Are you kidding? He [union chair] is a manager. If I open my mouth, the next day I am gone. And you know who would sign my dismissal decision? The union vice chair who is also the HR manager.

(Interview by the author with a worker, March 2006)

In privatised SOEs, the pressure to compete in cost with other private and foreign-owned firms has made these companies shift from the traditional paternalistic HR policy typical of SOEs in the command economy to the authoritarian model. The enterprise unions in these companies, which often remain an integral part of the management, fail to establish their connections with the new generation of workers nor represent them in negotiation with the employers. A worker described her union leader as follows:

I never met her [the union chairwoman]. She was only in her office and never came to our factory. I knew her name just because I saw her signature on the union announcements posted on the notice board.

(Interview by the author with a garment worker, May 2008)

Surrogate trade unions: The role of team leaders

When the official unions fail to represent members’ interests, workers would pick up informal leaders among themselves. As experience in other countries shows, in Fordist factories, supervisory (team leaders) and/or experienced workers would naturally emerge as workers’ leaders (Hyman 1975; Donovan Commission Report 1965; and Chan 2008). In manufacturing factories, workers are grouped into teams of eight to twenty headed by team leaders. Team leaders have enormous influence on workers.
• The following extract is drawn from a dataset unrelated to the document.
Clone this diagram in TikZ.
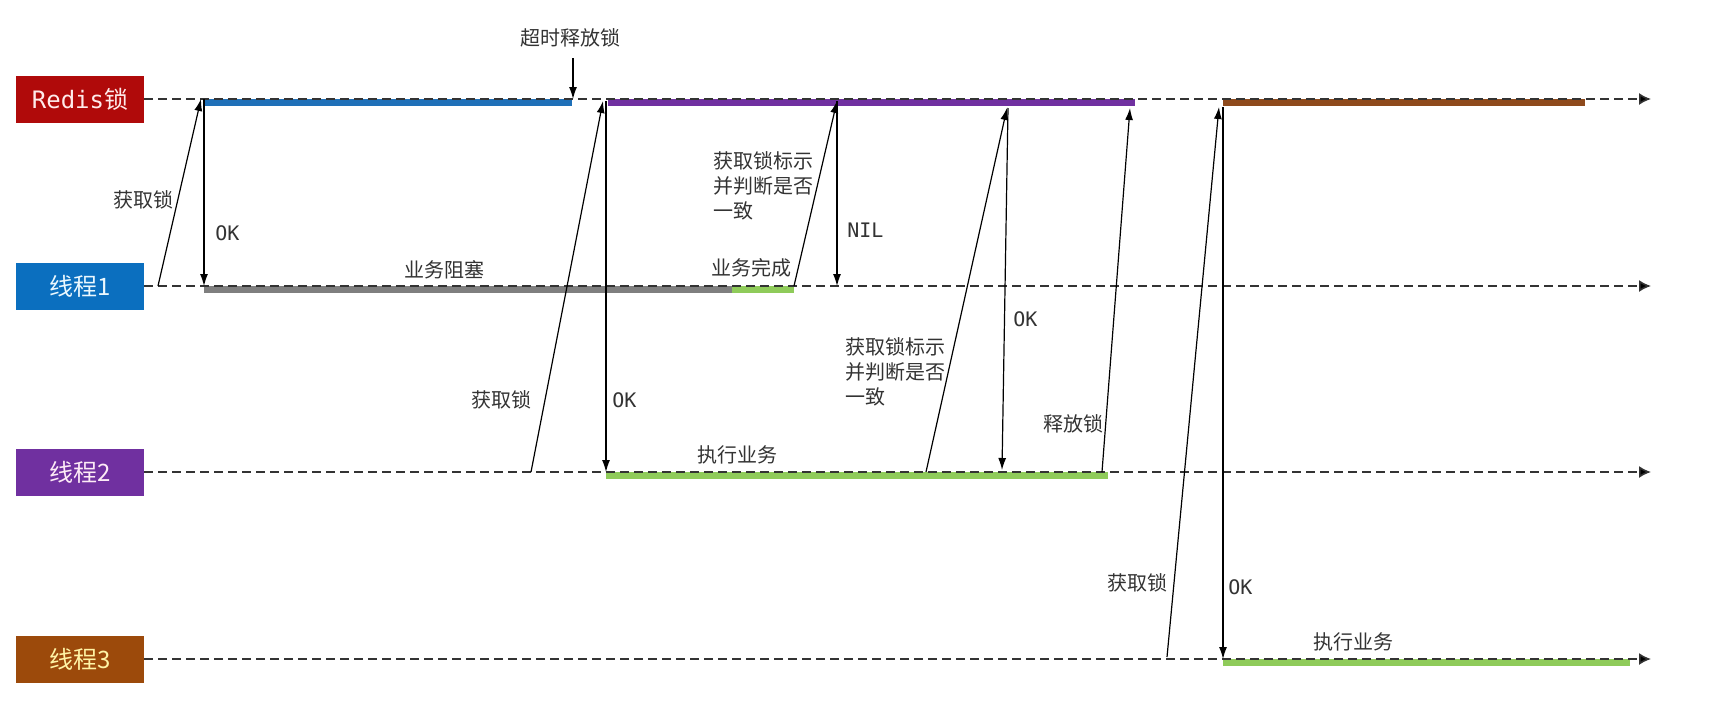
\documentclass[tikz,border=0pt]{standalone}
\usepackage{fontspec}
\setmainfont{Noto Sans CJK SC}
\newfontfamily\mono{DejaVu Sans Mono}
\usetikzlibrary{arrows.meta}

\definecolor{rougeverrou}{HTML}{B00A0A}
\definecolor{bleufil}{HTML}{0B6FBF}
\definecolor{bleubarre}{HTML}{1F70B8}
\definecolor{violetfil}{HTML}{7030A0}
\definecolor{brunfil}{HTML}{9C4A0B}
\definecolor{brunbarre}{HTML}{8E4A1C}
\definecolor{vertbarre}{HTML}{8FCB5A}
\definecolor{grisbarre}{HTML}{7F7F7F}

\begin{document}
\begin{tikzpicture}[x=0.5pt,y=-0.5pt]
    % Styles
    \tikzstyle{fleche}=[-{Latex[length=6pt,width=4pt]},line width=0.6pt,black]
    \tikzstyle{ligne}=[-{Latex[length=6pt,width=6pt,fill=black]},dash pattern=on 4.5pt off 2.5pt,line width=0.8pt,draw=black!80]
    \tikzstyle{boite}=[minimum width=64pt,minimum height=23.5pt,inner sep=0pt,font=\fontsize{12}{14}\selectfont]
    \tikzstyle{etiquette}=[text=black!80,inner sep=0pt,font=\fontsize{10}{12.5}\selectfont]
    \tikzstyle{code}=[text=black!80,inner sep=0pt,anchor=west,font=\mono\fontsize{10}{12}\selectfont]
    % Dimensions
    \def\LigneVerrou{99}
    \def\LigneA{286}
    \def\LigneB{472}
    \def\LigneC{659}
    \def\Epaisseur{7}
    \def\Fin{1651}
    \useasboundingbox (0,0) rectangle (1714,718);
    % Boites
    \node[boite,fill=rougeverrou,text=red!8] (R) at (80,\LigneVerrou) {{\mono Redis}锁};
    \node[boite,fill=bleufil,text=cyan!8] (F1) at (80,\LigneA) {线程1};
    \node[boite,fill=violetfil,text=magenta!8] (F2) at (80,\LigneB) {线程2};
    \node[boite,fill=brunfil,text=orange!25!yellow!35] (F3) at (80,\LigneC) {线程3};
    % Barres
    \fill[bleubarre] (204,\LigneVerrou) rectangle (572,{\LigneVerrou+\Epaisseur});
    \fill[violetfil] (608,\LigneVerrou) rectangle (1135,{\LigneVerrou+\Epaisseur});
    \fill[brunbarre] (1223,\LigneVerrou) rectangle (1585,{\LigneVerrou+\Epaisseur});
    \fill[grisbarre] (204,\LigneA) rectangle (732,{\LigneA+\Epaisseur});
    \fill[vertbarre] (732,\LigneA) rectangle (794,{\LigneA+\Epaisseur});
    \fill[vertbarre] (606,\LigneB) rectangle (1108,{\LigneB+\Epaisseur});
    \fill[vertbarre] (1223,\LigneC) rectangle (1630,{\LigneC+\Epaisseur});
    % Lignes de vie
    \coordinate (Rfin) at (\Fin,\LigneVerrou);
    \coordinate (F1fin) at (\Fin,\LigneA);
    \coordinate (F2fin) at (\Fin,\LigneB);
    \coordinate (F3fin) at (\Fin,\LigneC);
    \draw[ligne] (R.east)--(Rfin);
    \draw[ligne] (F1.east)--(F1fin);
    \draw[ligne] (F2.east)--(F2fin);
    \draw[ligne] (F3.east)--(F3fin);
    % Points
    \coordinate (Ta) at (573,58);
    \coordinate (Tb) at (573,\LigneVerrou);
    \coordinate (Va) at (201,\LigneVerrou);
    \coordinate (Vb) at (204,\LigneVerrou);
    \coordinate (Vc) at (603,101);
    \coordinate (Vd) at (606,101);
    \coordinate (Ve) at (837,101);
    \coordinate (Vf) at (1007,108);
    \coordinate (Vg) at (1008,108);
    \coordinate (Vh) at (1130,108);
    \coordinate (Vi) at (1219,107);
    \coordinate (Vj) at (1223,107);
    \coordinate (Aa) at (158,\LigneA);
    \coordinate (Ab) at (204,\LigneA);
    \coordinate (Ac) at (794,\LigneA);
    \coordinate (Ad) at (837,\LigneA);
    \coordinate (Ba) at (531,\LigneB);
    \coordinate (Bb) at (606,\LigneB);
    \coordinate (Bc) at (926,\LigneB);
    \coordinate (Bd) at (1002,470);
    \coordinate (Be) at (1102,\LigneB);
    \coordinate (Ca) at (1167,657);
    \coordinate (Cb) at (1223,\LigneC);
    % Fleches
    \draw[fleche] (Ta)--(Tb);
    \draw[fleche] (Aa)--(Va);
    \draw[fleche] (Vb)--(Ab);
    \draw[fleche] (Ba)--(Vc);
    \draw[fleche] (Vd)--(Bb);
    \draw[fleche] (Ac)--(Ve);
    \draw[fleche] (Ve)--(Ad);
    \draw[fleche] (Bc)--(Vf);
    \draw[fleche] (Vg)--(Bd);
    \draw[fleche] (Be)--(Vh);
    \draw[fleche] (Ca)--(Vi);
    \draw[fleche] (Vj)--(Cb);
    % Etiquettes
    \node[etiquette] (timeout) at (570,38) {超时释放锁};
    \node[etiquette] (lockA) at (143,200) {获取锁};
    \node[code] (okA) at (215,233) {OK};
    \node[etiquette] (bloque) at (444,270) {业务阻塞};
    \node[etiquette] (fini) at (751,268) {业务完成};
    \node[etiquette,align=left,anchor=north west] (checkA) at (713,151) {获取锁标示\\并判断是否\\一致};
    \node[code] (nil) at (847,230) {NIL};
    \node[etiquette] (lockB) at (501,400) {获取锁};
    \node[code] (okB) at (612,400) {OK};
    \node[etiquette] (execB) at (737,455) {执行业务};
    \node[etiquette,align=left,anchor=north west] (checkB) at (845,337) {获取锁标示\\并判断是否\\一致};
    \node[code] (okC) at (1013,319) {OK};
    \node[etiquette] (release) at (1073,424) {释放锁};
    \node[etiquette] (lockC) at (1137,583) {获取锁};
    \node[code] (okD) at (1228,587) {OK};
    \node[etiquette] (execC) at (1353,642) {执行业务};
\end{tikzpicture}
\end{document}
They make decisions on task assignment within each team, deal with minor technical problems, control production quality of the team and each worker, make performance evaluation of workers, handle workers’ grievances before transferring them on to the higher level management. For workers, the team leader is even more influential than managers:

A team leader, for us, is more powerful than a manager because if a team leader does not like a worker, she can assign her to a more difficult job or downgrade the performance evaluation of that worker from A to B.
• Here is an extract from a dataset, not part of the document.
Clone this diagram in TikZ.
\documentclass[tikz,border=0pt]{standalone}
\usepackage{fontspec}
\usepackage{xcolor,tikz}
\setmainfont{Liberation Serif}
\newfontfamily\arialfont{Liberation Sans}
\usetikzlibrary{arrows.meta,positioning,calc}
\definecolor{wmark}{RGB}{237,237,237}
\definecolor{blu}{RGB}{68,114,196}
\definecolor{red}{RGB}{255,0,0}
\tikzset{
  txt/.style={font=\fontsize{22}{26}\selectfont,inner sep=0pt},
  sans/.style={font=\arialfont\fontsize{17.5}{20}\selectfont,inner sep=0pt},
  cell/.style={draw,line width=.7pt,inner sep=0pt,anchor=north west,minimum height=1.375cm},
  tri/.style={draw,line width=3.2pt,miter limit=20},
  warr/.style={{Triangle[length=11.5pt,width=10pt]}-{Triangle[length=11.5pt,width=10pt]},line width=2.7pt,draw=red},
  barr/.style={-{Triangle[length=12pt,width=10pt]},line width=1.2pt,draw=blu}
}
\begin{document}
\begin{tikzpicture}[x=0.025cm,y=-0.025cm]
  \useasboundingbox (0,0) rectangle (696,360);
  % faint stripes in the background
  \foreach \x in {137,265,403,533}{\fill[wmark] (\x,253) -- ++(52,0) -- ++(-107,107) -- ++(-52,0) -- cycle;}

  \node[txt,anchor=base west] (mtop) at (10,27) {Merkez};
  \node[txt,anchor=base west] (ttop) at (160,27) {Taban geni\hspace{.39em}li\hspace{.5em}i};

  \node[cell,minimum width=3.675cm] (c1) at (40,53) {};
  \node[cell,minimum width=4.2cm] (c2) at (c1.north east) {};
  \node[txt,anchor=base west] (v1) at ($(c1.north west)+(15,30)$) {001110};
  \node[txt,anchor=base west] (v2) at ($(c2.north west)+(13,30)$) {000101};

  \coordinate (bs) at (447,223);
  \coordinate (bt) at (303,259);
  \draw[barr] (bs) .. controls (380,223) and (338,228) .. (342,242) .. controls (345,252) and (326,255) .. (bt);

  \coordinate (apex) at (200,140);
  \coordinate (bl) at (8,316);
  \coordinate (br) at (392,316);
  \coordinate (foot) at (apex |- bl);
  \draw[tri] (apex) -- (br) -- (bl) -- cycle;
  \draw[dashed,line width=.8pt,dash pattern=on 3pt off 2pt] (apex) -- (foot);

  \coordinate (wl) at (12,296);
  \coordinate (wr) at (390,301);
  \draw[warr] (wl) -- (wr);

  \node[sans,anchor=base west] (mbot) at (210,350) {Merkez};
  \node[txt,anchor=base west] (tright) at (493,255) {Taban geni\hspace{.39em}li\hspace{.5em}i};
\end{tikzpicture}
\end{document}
(Interview by the author with a worker at a Sumitomo Bakelite Vietnam, May 2008)

A company’s policy toward team leaders directly affects their relationship with team members. When team leaders are treated as workers and their wages and benefits are not differentiated from workers, they tend to stand on the workers’ side. In the East Asian MNCs we visited, team leaders are promoted from workers. They receive similar wages to workers’, except for the position allowances. These team leaders tend to be closer to workers and actively act as the representatives of workers in relation to the management and the union. An enterprise union leader told us:

When the company is going to revise wages, we have to go to each team, explaining to team leaders…Once the team leader understands, we can be sure that she will explain to the workers. If we can persuade the team leader to agree with the new rate, workers in the team will follow.

(Interview by the author, May 2008)

A common policy among domestic companies toward team leaders (which has been adopted by many foreign-invested companies as well) is completely different. Team leaders are treated as managers with better job security and allowances. While workers are paid on piecework, team leaders receive a fixed monthly salary. Apart from the fixed salary, team leaders also receive a productivity bonus that makes up 30-40 percent of their income. The productivity bonus is calculated on the basis of the team’s overall productivity. This policy places team leaders’ interests in opposition to workers’: the harder workers work, the higher bonus team leaders enjoy. In the former case, the team leader becomes a part of the team, working in solidarity with workers; whereas in the latter, s/he separates from other team members, supervising them from above. Expectedly, as our research points out, team leaders in the first cases often become informal workers’ leaders while those in the second ones spy on workers to report to the management.